Monday, February 28, 2011

Critique Partners: Finding a Good Fit

Here's what I've discovered:

1. Finding a good fit with a critique partner is essential
2. Having multiple critique partners is essential
3. Staging your critique partners is essential
4. Providing thorough critiques in return is essential

Today, let's tackle #1, and then tomorrow we'll address #2, and so on.

What is a "good fit" and how do you find it?

First, you really need to establish critique styles. If you are brutally honest and your potential partner is passively nice... the relationship could be painfully short lived. You need to agree to the format of the critiques. Frankly, I prefer giving and getting the brutally honest feedback. I figure, how else can the ms be improved if there isn't honesty? Now, understand, as the author, you don't have to agree with the opinions of others, but I think you need to at least consider it.

Second, you need to test the waters of your writing styles. Sometimes authors with completely different styles can make excellent partners, but sometimes not. So, before committing, read writing samples of the potential partner and share some of your writing samples with them. If he/she writes with long flowery descriptions and you barely write any descriptions, your two styles may drive one another crazy and prove to be counter productive. But, on the other hand, if your personalities mesh, you may be able to utilize your differences to strengthen each others writing.

Third, observe some of your potential partner's critiques of other people's writing samples. If you like what they have to offer, pursue the opportunity.

So... where do you find these potential critique partners?

I've tried several methods, but I have found the "Weekly Chapter Challenge" Group and the "Critique Corner" Group at to be the best resources for critique partners. So, check the site out, post some of your writing samples to be critiqued, and critique other samples. Then pursue potential partnerships with people you connect with there.

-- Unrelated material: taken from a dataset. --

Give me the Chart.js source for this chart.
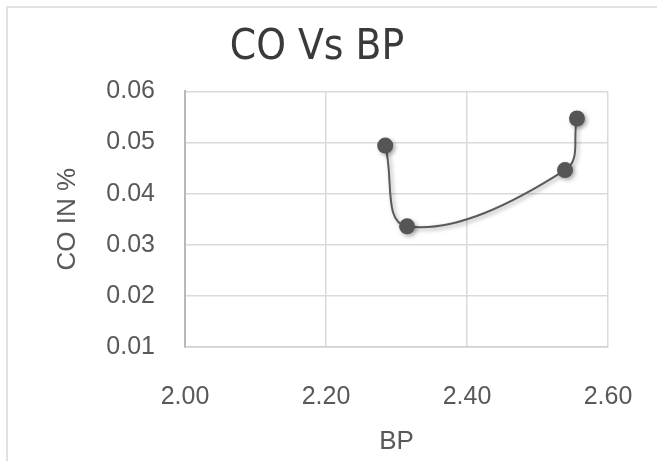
<!DOCTYPE html>
<html>
<head>
<meta charset="utf-8">
<script src="https://cdn.jsdelivr.net/npm/chart.js@4/dist/chart.umd.min.js"></script>
<style>
  html, body { margin: 0; padding: 0; background: #ffffff; }
  #wrap { position: relative; width: 657px; height: 461px; overflow: hidden; }
  #frame { position: absolute; left: 6px; top: 6px; width: 700px; height: 500px;
           border-left: 2px solid #e2e2e2; border-top: 2px solid #e2e2e2; }
  canvas { position: absolute; left: 0; top: 0; }
</style>
</head>
<body>
<div id="wrap">
  <div id="frame"></div>
  <canvas id="c" width="657" height="461"></canvas>
</div>
<script>
// ---- data ----
const chartTitle = "CO Vs BP";
const xAxisTitle = "BP";
const yAxisTitle = "CO IN %";
const bpValues = [2.284, 2.315, 2.539, 2.556];
const coValues = [0.0494, 0.0336, 0.0446, 0.0547];
const xTicks = [2.00, 2.20, 2.40, 2.60];
const yTicks = [0.01, 0.02, 0.03, 0.04, 0.05, 0.06];

const points = bpValues.map((x, i) => ({ x: x, y: coValues[i] }));

const shadowPlugin = {
  id: 'shadow',
  beforeDatasetsDraw(chart) {
    const ctx = chart.ctx;
    ctx.save();
    ctx.shadowColor = 'rgba(0,0,0,0.35)';
    ctx.shadowBlur = 4;
    ctx.shadowOffsetX = 2;
    ctx.shadowOffsetY = 2;
  },
  afterDatasetsDraw(chart) {
    chart.ctx.restore();
  }
};

const tickFont = { family: "'Liberation Sans', Arial, sans-serif", size: 25 };
const axisFont = { family: "'Liberation Sans', Arial, sans-serif", size: 26 };

new Chart(document.getElementById('c'), {
  type: 'scatter',
  data: {
    datasets: [{
      data: points,
      showLine: true,
      tension: 0.4,
      borderColor: '#5a5a5a',
      borderWidth: 2,
      pointRadius: 8,
      pointHoverRadius: 8,
      pointBackgroundColor: '#555555',
      pointBorderColor: '#555555',
      pointBorderWidth: 0
    }]
  },
  options: {
    responsive: false,
    animation: false,
    events: [],
    layout: { padding: { left: 26, right: 49, top: 0, bottom: 0 } },
    plugins: {
      legend: { display: false },
      tooltip: { enabled: false },
      title: {
        display: true,
        text: chartTitle,
        color: '#3a3a3a',
        font: { family: "'DejaVu Sans Condensed', 'Liberation Sans Narrow', 'Liberation Sans', sans-serif", size: 42, weight: 'normal', lineHeight: 1.2 },
        padding: { top: 23, bottom: 18 }
      }
    },
    scales: {
      x: {
        type: 'linear',
        min: xTicks[0],
        max: xTicks[xTicks.length - 1],
        afterBuildTicks: (scale) => { scale.ticks = xTicks.map(v => ({ value: v })); },
        afterFit: (scale) => { scale.height = 114; scale.paddingLeft = 0; scale.paddingRight = 0; },
        ticks: {
          color: '#595959',
          font: tickFont,
          padding: 35,
          maxRotation: 0,
          callback: (v) => Number(v).toFixed(2)
        },
        grid: { color: '#dadada', lineWidth: 1.5, drawTicks: false },
        border: { color: '#d0d0d0', width: 1.5 },
        title: {
          display: true,
          text: xAxisTitle,
          color: '#595959',
          font: axisFont,
          padding: { top: 4, bottom: 4 }
        }
      },
      y: {
        type: 'linear',
        min: yTicks[0],
        max: yTicks[yTicks.length - 1],
        afterBuildTicks: (scale) => { scale.ticks = yTicks.map(v => ({ value: v })); },
        afterFit: (scale) => { scale.width = 159; },
        ticks: {
          color: '#595959',
          font: tickFont,
          padding: 30,
          callback: (v) => Number(v).toFixed(2)
        },
        grid: { color: '#dadada', lineWidth: 1.5, drawTicks: false },
        border: { color: '#b8b8b8', width: 2 },
        title: {
          display: true,
          text: yAxisTitle,
          color: '#595959',
          font: axisFont,
          padding: { top: 26, bottom: 26 }
        }
      }
    }
  },
  plugins: [shadowPlugin]
});
</script>
</body>
</html>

Another useful place to find critique partners is at writers' conferences, especially ones where you get a taste of their writing abilities, but again, you need to follow the steps above, because even if someone is an excellent writer, it doesn't mean they'll be an excellent critique partner.

Where did you find your critique partner? And, what is your best tip for finding a good fit?


  1. I consider myself lucky in that I found a critique *group* right on campus! From that group, I made a friend and we bounce ideas back and forth before either of us write. From this, my favorite thing about my critique circle is that I know them all as friends as well. My best tip is to find someone close to home so you can have emergency meetings to discuss a new ideas for the current WIP. Or at least find someone easy to contact who is quick to respond.

  2. K- Perfect! Thank you for mentioning local critique groups. I didn't even address that! I chose not to participate in a local group, because I'm not sure being brutally honest in person is as easy as doing it via email. :-)

  3. I met my CPs at an online writer's workshop. There were only a few in the class so we got to know each other through the 2 months and continued with our partnership after the class was over.

    I'm like you, I'd rather know something isn't working and don't want to deal with passive critiques.

  4. I have a few different groups of critters, and I love them all for their differences and what I get out of them. We don't all write the same things (some of them don't even write, and are beta readers who help me with big problems in the first draft) but we are all brutally honest with each other, and I like that. After all, an editor is going to be brutally honest, and you don't want to give them the stuff that your critters let pass because they didn't want to hurt your feelings.

    I found my critters through NaNoWriMo and the Fiction Groupie blog.

  5. I have been extremely lucky with CPs - they are all awesome and I don't think I could survive this business without them.

    Two of them I met at my very first conference and it turned out we lived near each other. Two I met online, one in a writer's forum and one through the blogosphere. One I met at my son's preschool.

    Receiving constructive criticism is as essential as receiving support and encouragement. You can't fix something if you don't know what's wrong.

  6. I found some through a conference, a couple on Absolute Write, and one amazing CP from being blogging friends. Can't wait for #2, etc.!

  7. Great post :)

    Christi Corbett

  8. I haven't had a critique group in years, but a dear friend of mine and I exchange writing from time to time. I value her honesty and insight.

    Great post!

  9. Margo this is a great post! How are you? Hope you're well.

    I've found my critique partners through blogging but it's true, it can be difficult to find a keeper. I found that the best ones are the ones who write the same genre and are open minded to the type of ideas you have. So similar personalities help. I've also come across ones where I do all the work and they don't end up reading for me. What's that all about? Hmmm. Tough business.

  10. I agree. Honesty is essential. It's a critique. Its supposed to be just that. You can be nice about it sure, but I need to know what blows and what flows. You can't take it personal. They're only trying to help you and show objectivity to the story that you cannot have. I just showed my story to my first beta. She's been great. Now I just need more when I'm finished....again.

  11. I don't have a CP yet, but I've been doing chapter swaps. Hopefully one day I will find a good match and then more. For people like me who can't attend conferences or join an organization, all I have are online writing communities.

    About honesty, I do agree it is essential.